His name is Dominic and he’s from the Netherlands. Alexa and him go back and forth on places she’s been there. Dominic is super sarcastic. Something they mention triggers a nugget and out of nowhere Emil pipes up in the middle of their conversation, “Do you know what a tramp stamp is?”, “Haha yeah. Lower back tattoo”, “Yes yes! In America they call them ‘tramp stamps’. Well in Austria we call them ‘Ass Antlers’!”

No holding back on that, everyone is cackling. That was unexpected. “Ass Antlers?! That’s amazing”, “I know. It’s so good. Ass Antlers!” What a term. Everyone’s still laughing about it.

These drinks seem to be doing the trick here with young Emil. “Ok, this is it. My last beer. I will finish it before James!”

Moments later, “Oh god, I’m going to be so hungover tomorrow”, “Finish it up grasshopper! I thought you were gonna be done before James.”

He tips up the can and drains it and says, “Emil is dead now”, “Ha! We’ll miss him”, “But he finished his last beer before James!”, “Haha that you did. Prost!” 

Emil takes off and we’re left with just Dominic now. Alexa bounced earlier. We talk about our trips and whatnot. He says he takes little trips here and there on weekends. “That’s the bonus of living in a centrally located European country”, “Yeah for sure. That’s exactly what we’d be doing”, “So move to Europe then!”, “Fuck. Now you’re talking!”

Dominic wants to do the free walking tour tomorrow and tells us he’s going to bed. Soon after that Emil makes a surprising return. “Not dead after all!”, “No, I feel great”, “That’s drunk talk if I’ve ever heard it”, “I’ve broken one of the Six Ds of being a student abroad”, “Oh yeah? Aren’t you just on vacation though”, “Ya but I remember as a student abroad there were Six Ds”, “What are those?”

The Six Ds of being a Student Abroad – Austrian Edition

  1. No Drinking
  2. No Driving
  3. No Dating
  4. No Drugs
  5. No Decorations
  6. No Downloads

“Sounds mighty boring. I suppose all of them could get you in trouble. No decorations?”, “Yes. Tattoos. Parents really don’t want that”, “What?! No Ass Antlers Abroad?!!”, “The real Triple A”, “Hahah no Ass Antlers Allowed!”, “And no downloads?”, “Illegal gambling and pirated stuff”, “I don’t think Murphy and I would be very popular with Austrian parents.”

We chat for a little bit longer but Emil swears he’s not having another beer. He gets a water. That’s actually not a bad idea. And Emil is out. Good kid. 

McBurger and I are officially more popular with European teenage boys than Iron Maiden, The Sword and Kvelertak combined.
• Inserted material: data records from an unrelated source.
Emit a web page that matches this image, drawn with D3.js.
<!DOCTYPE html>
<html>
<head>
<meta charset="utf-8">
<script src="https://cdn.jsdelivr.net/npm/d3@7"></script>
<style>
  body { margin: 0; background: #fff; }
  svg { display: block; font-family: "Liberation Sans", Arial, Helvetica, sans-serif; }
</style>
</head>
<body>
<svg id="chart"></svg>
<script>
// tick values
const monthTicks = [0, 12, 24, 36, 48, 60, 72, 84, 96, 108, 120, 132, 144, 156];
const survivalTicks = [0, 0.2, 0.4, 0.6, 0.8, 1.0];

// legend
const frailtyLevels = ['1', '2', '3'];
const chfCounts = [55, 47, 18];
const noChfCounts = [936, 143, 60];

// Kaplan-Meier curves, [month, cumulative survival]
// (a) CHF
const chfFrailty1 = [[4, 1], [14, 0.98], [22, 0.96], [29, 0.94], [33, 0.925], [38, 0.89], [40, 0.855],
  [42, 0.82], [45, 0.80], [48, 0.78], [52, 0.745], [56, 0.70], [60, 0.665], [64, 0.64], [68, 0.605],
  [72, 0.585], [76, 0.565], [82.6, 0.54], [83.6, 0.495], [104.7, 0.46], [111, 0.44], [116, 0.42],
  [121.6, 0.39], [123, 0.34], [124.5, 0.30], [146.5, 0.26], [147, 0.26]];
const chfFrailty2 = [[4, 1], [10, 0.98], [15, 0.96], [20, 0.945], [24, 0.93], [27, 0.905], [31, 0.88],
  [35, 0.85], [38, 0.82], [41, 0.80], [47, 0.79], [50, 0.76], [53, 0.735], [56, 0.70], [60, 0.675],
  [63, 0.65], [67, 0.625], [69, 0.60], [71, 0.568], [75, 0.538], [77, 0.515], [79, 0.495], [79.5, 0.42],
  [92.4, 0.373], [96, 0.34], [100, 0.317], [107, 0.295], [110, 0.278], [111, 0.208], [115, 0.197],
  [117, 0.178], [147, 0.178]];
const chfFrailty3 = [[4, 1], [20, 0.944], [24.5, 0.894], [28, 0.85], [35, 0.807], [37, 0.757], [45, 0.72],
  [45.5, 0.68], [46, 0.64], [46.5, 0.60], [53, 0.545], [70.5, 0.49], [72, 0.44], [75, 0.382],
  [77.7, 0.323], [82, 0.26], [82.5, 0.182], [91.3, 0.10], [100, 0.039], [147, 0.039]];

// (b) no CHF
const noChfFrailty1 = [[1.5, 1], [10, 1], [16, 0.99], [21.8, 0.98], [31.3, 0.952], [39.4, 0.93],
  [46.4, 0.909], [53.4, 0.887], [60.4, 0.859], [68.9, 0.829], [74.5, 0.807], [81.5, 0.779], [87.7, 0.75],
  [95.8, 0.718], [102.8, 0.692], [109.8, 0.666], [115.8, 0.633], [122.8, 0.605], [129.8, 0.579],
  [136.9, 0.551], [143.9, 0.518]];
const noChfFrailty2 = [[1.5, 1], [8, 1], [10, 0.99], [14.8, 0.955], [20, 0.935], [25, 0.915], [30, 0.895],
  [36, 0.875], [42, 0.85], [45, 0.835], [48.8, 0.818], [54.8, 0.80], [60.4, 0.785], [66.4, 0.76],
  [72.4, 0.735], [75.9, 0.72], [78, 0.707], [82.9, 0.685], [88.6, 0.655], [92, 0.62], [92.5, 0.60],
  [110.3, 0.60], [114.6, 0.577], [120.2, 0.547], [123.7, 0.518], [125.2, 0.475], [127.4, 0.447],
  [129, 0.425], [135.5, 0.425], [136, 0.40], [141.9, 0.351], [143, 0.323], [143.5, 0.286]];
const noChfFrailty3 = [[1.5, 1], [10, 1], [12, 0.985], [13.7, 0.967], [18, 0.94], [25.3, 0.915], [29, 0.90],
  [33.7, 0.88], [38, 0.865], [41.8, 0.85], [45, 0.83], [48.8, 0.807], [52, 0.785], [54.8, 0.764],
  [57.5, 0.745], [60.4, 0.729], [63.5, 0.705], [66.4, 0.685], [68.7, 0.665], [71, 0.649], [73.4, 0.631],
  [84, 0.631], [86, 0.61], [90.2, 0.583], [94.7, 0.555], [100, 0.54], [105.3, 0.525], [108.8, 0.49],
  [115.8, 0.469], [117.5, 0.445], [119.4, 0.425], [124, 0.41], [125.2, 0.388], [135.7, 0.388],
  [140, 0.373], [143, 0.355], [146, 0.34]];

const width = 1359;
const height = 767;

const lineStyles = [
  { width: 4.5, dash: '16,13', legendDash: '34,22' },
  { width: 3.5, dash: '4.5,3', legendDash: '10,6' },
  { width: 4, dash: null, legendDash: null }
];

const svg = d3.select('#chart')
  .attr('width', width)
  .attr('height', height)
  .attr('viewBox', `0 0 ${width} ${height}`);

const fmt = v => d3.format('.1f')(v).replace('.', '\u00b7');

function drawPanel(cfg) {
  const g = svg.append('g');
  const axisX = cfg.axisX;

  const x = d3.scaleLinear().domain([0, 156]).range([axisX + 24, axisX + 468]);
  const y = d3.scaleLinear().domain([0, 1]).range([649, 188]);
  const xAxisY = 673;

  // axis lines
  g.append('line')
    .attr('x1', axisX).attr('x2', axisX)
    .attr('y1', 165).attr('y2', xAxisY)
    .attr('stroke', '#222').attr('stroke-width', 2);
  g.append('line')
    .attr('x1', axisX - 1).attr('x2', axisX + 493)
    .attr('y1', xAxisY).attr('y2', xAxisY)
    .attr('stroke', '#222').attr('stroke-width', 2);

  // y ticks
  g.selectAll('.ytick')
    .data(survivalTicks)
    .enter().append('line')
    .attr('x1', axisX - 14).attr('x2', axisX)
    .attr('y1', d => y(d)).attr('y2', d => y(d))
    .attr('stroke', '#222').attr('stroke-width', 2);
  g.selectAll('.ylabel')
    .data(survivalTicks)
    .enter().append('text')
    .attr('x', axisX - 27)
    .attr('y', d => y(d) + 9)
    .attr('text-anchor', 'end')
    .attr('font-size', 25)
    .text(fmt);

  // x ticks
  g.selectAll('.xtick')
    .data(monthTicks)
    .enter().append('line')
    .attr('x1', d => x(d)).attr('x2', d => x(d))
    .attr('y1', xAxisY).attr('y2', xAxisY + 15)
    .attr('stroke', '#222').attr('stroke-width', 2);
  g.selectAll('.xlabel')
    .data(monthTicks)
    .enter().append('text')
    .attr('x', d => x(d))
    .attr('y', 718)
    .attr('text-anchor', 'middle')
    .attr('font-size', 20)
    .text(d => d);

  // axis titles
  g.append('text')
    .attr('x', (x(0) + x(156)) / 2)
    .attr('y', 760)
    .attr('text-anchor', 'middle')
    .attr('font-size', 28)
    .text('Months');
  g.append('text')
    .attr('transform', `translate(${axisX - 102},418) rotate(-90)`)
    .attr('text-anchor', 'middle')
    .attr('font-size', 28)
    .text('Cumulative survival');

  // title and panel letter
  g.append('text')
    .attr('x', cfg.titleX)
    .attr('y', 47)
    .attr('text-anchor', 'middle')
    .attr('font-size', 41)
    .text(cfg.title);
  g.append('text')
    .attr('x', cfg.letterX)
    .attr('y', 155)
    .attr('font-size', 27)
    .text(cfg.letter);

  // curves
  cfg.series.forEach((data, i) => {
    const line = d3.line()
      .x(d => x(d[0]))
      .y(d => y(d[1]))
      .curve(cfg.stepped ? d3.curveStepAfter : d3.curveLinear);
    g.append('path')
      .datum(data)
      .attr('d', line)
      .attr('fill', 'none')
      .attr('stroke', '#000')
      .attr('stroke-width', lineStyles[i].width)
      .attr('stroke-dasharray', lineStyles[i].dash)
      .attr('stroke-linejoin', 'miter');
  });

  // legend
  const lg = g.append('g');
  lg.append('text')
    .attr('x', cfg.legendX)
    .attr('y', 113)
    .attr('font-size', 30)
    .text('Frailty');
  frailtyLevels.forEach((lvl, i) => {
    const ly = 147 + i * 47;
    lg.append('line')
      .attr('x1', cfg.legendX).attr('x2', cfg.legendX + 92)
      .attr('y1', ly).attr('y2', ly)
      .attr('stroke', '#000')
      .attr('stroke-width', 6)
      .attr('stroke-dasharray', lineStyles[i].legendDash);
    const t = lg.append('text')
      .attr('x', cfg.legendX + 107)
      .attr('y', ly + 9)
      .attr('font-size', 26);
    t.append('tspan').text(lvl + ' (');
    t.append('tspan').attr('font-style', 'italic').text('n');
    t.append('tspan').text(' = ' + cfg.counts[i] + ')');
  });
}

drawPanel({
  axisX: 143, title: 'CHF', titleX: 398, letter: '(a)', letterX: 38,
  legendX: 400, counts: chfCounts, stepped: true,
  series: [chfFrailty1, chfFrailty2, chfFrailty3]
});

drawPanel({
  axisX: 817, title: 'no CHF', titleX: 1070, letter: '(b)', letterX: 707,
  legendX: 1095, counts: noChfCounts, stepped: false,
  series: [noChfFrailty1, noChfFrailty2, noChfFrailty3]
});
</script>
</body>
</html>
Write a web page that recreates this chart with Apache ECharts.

We kick it with another beer for a bit and chat about what to do tomorrow. There’s still a few things to see around the city. Could get out to the ruined castle on the Danube and hit up the Slovak Pub after. Yep, sounds perfect.

Some time later…

I wake up and Murphy is sawing logs.  I have to piss with a vengeance.  Staggering around, I can’t really recall the general layout of this place and instead of walking into our bathroom I find myself in the hallway in my boxers.  Door closes behind me.  Oh fuck!  I don’t have a key.  I bang on the door a bit to try to get Murphy up.  No dice.  I bang harder.  BANG BANG BANG.  Still no dice.  I crank it up a notch and start kicking the door with my bare heel.  BOOM.  BOOM.  BOOM. The door to the room next to us opens and a cute chick comes out and gives me the shittiest look ever – like, “Are you fucking kidding me?”  I’m waking up the whole hostel except Murphy.  Shit.

I get into the elevator, still only in boxers and bare feet, and go to the front desk.  “Sooo… a funny thing happened…”  The girl at the front desk starts laughing – “You locked yourself out?”,  “I sure did.”  She says “Don’t worry, this happens all the time.”  She guides me back up and lets me in.  What a nice evening.